"If you’ve raced with men on foot and they have worn you out, how can you compete with horses? If you stumble in safe country, how will you manage in thickets by the Jordan?" (Jeremiah 12:5). Our journey is intended to be more than simply "stumbling" through the days while the world "wears us out.” We are made to experience the thrill of "running with horses” and to navigate life amongst the "thickets." The RWH blog focuses on both the spiritual race of which Jeremiah speaks, and the physical act of running that I absolutely love. In short, it's where "the miles meet the Message" to provide insight, perspective & encouragement that might enable you & I to successfully run either of the races set before us. May our course be purposeful and may we be passionate in our pursuit of the abundant life He desires for us.

Monday, January 28, 2013

"Spur" One Another On (Hebrews 10:24-25)

The title of the sermon was "Growing Together." The messenger was Pastor Andrew Wild at River Oaks this past Sunday, 1/27.  The primary theme was that the participation in community is essential to our social and spiritual growth. Community is God's design and is emphasized by the author of this letter to the Hebrews. Several points in Andrew's message really struck me and I thought I would share a few of these here.  This is timely as we begin a new small group study and a second season of Run For God, both within the next two weeks.

Hebrews 10: 24-25  "And let us consider how we may spur one another on toward love and good deeds, not giving up meeting together, as some are in the habit of doing..."

1. Community provides for relationships that allow us to "SPUR" one another on. Having ridden horses as a teenager, and with a former rodeo cowboy dad, I know about spurs. (In fact, growing up outside of San Antonio, I was a huge George Gervin fan, and some of you NBA'ers will recognize the connection!) Anyway, a spur is seldom used for a gentle nudge.  It is a more intense method of encouragement, and this phrase, by definition, presents a strong meaning.  The author would know that you and I would never "spur on" a complete stranger. We would have an intimate relationship capable of accepting and receiving this type of necessary push.  When we have this type of community, we can move each other toward love and good deeds, by holding one another accountable.  (Note: some translations use the term "stir up" - again, a very similar description of tough love and intense encouragement).

2. Community requires intentional effort. We don't just drift into community relationships.  We are called to be intentional about our "meeting together" and work hard at developing, sustaining and growing our community.  Whether this is a small group, a journey like Run For God, or any of a number of participative, and purposeful, fellowships; it takes effort and dedication.  It is important to make these community groups a priority.  We can't get caught in the trap of involvement in so many shallow activities that we don't have time for really deep ones.  As Andrew said in his sermon, we might be overloaded with a whole lot of good, as we miss out on a little great!

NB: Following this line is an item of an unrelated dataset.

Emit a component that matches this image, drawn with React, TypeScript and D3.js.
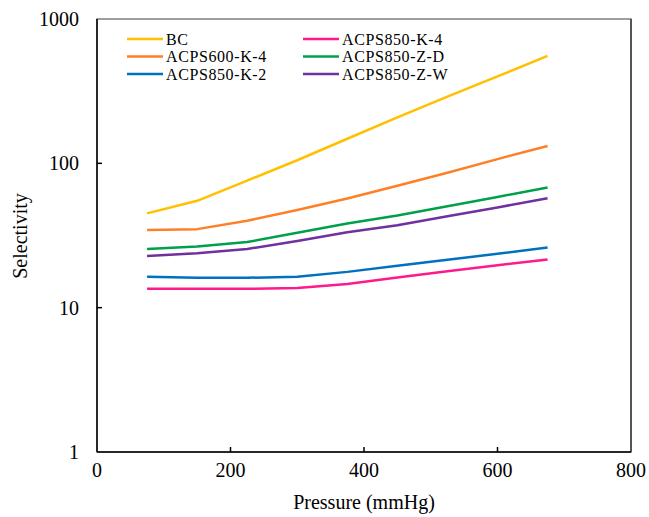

3. The reality of societal trends toward community is scary. This is not a soapbox rant against technology.  I am as enthralled with all things "i" as anyone (iPhone, iPod, iMac, iBook, i - i - i ...)  But we have reached a point in our culture where isolation has become the descriptor of the current generation. This is not simply one man's observation or opinion, more and more studies (equal part secular and faith based) indicate that we are on a slippery slope of separation.  We often interact more with screens than we do with faces.  We are networked with everyone, but no one really knows us.  We are increasingly disengaged with the sights and sounds around us.  This isolation impacts our spiritual and emotional health.  We need physical, face to face relationships. We need more than a "virtual" community, we need a "real life" community.

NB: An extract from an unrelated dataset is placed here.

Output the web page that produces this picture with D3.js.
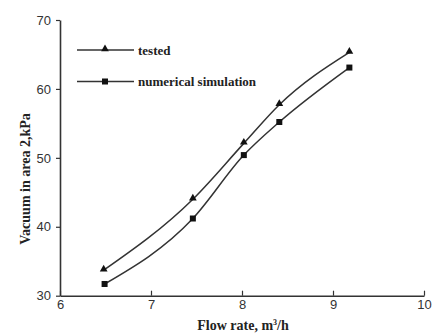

Wherever you might be, I would strongly encourage you to consider this passage and these points.  Then shutdown the computer, take out the earbuds, turn off the cell phone and seek out a community relationship! May you be blessed with a season of growth through growing together with others.



1 comment:

  1. Thank you David! I wish I had just posted your blog on the ROCC blog. You just said more succinctly and eloquently in five paragraphs what I tried to express in thirty minutes. Thank you for being a faithful, vitally connected, physically-present and attentive shepherd to so many.